I don't know of any hard data, more "this is what happened in most of
the cases
we're aware of." I believe I've seen data before at colleges with all-frosh
dorms saying that a disproportionate amount of dangerous alcohol use happens
among the frosh, but unfortunately I don't remember where.
>
>> I do not think that this is the fault of either a collective or an
>> individual responsibility mentality - I live in a dorm, and even
>> though we don't have membership/pledging, people still take care of
>> each other, because they are friends, just as people in FSILGs take
>> care of their friends.
>
> But you do see solutions in terms of centralized social programs,
> rather than decentralized approaches to microcommunities, or changing
> the party culture to one in which loungehopping down Amherst St. isn't
> interesting.
>
> For example, I imagine you'd be less likely to see the behavior you
> describe on the east side of campus---after all, with only 2 major
> residence clumps, it's hard to jump between more than 3 or 4 parties
> in an evening.
Well, yes.
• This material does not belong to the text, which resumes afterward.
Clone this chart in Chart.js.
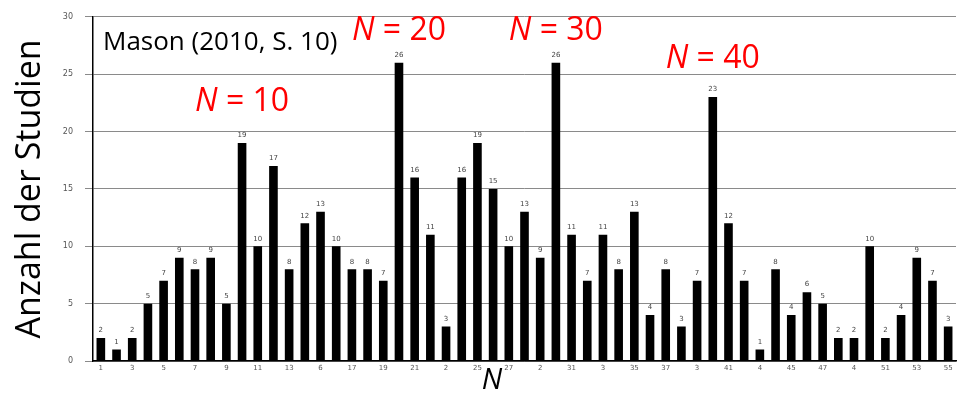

As it happens, I live on the east side of campus, and I've not
witnessed that sort of behavior much there, but feeling that it doesn't happen
as much on the east side of campus, isn't very relevant for someone who's
dangerously drunk after a night of party-hopping in Amherst Alley.
I wouldn't call something that is implemented separately in each dorm, as the
original GRT-on-call idea was intended to be, a "centralized social program"
that is in opposition to microcommunity solutions. I mean, I think of GRTs as
very much a microcommunity feature.
Changing the party culture throughout campus is, I think, beyond my abilities.